Dennis Dutton in his book, "The Art Instinct: Beauty, Pleasure, and Human Evolution," (p. 7-9) relayed how chimpanzees in captivity, trainers gave them paint to apply on a white paper, seemed to enjoy the way the colors disrupted the white of the paper, which he described as “disruption”. If the trainer did not stop the chimpanzee at an aesthetically pleasing point, they would continue until the “picture” became a muddy mess. Once they quit, they showed no interest in it.

Dennis Dutton observed chimpanzees do not exhibit aesthetic comprehension with their products. Aesthetic understanding is a human characteristic; it compels us to refine actions and products, in contrast to whatever fulfills the required task. In other words, human creativity includes aesthetic awareness and judgment. In essence, animals do not make art.
A person channels their creative impulses through the ideas in their head, shaping and developing the idea through some medium where it is realized in the physical world and shared with an audience.

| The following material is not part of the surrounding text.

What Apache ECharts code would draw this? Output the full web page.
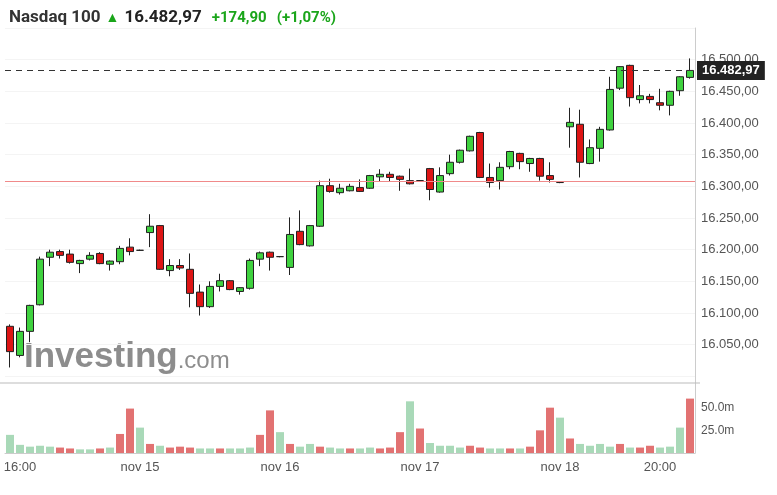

The idea filters through a maker’s personality, education, belief systems, into the medium they will work in, with the result, being a product, they present to an audience. Artists presents views of life, love, the universe, eternity and anything else in mind, giving us a wide range of positive or negative experiences.
Why would someone be creative? Most artists cannot help it, it is an internal need; they must create. Producing is not only an activity, but part of their being.
It has been well documented that during most people’s school years (ages 6-18), creativity diminishes. School systems want students to conform to the same pattern. This system produces compliant workers and a conforming populace. The public usually live a life in the shallows of life, without being zealously devoted to something; when society encounters creative people presenting their passions, confusion arises, and it may take time before works sink in. Consequently, as artists interact with audiences, they must develop a thick skin, to withstand the public’s bewilderment, misinterpretations, and plain apathy, including a critic’s critical criticisms. The creative path is not for the weak-of-heart.
Artists create out of their being and use artistic knowledge, understanding their materials and mediums, recognizing a work’s impact on audiences, choosing how a work is shaped, until completion. We can assume artists believe their work the most difficult and interesting art being made because they are conceiving out of their soul; if they do not believe this, they will not spend a lifetime disciplining themselves, refining skills, presenting the results.
With the development of Artificial Intelligence programs, this is a topic that is again asked in society. Are the Music and Visual images made by these programs, Art?
At this point, the computer-generated products mirror the animal’s products mentioned above; there is not any aesthetic comprehension by the programs. Audiences are not guided through works, emotionally and intellectually. The works are only surface depictions, or the comedy term is a “one liner” or it is like a bullseye. Until the program can engage an audience more deeply, in a long-term way, where the audience will return to the work, again and again, we cannot label the works as Art. I personally doubt this will happen, but we will see.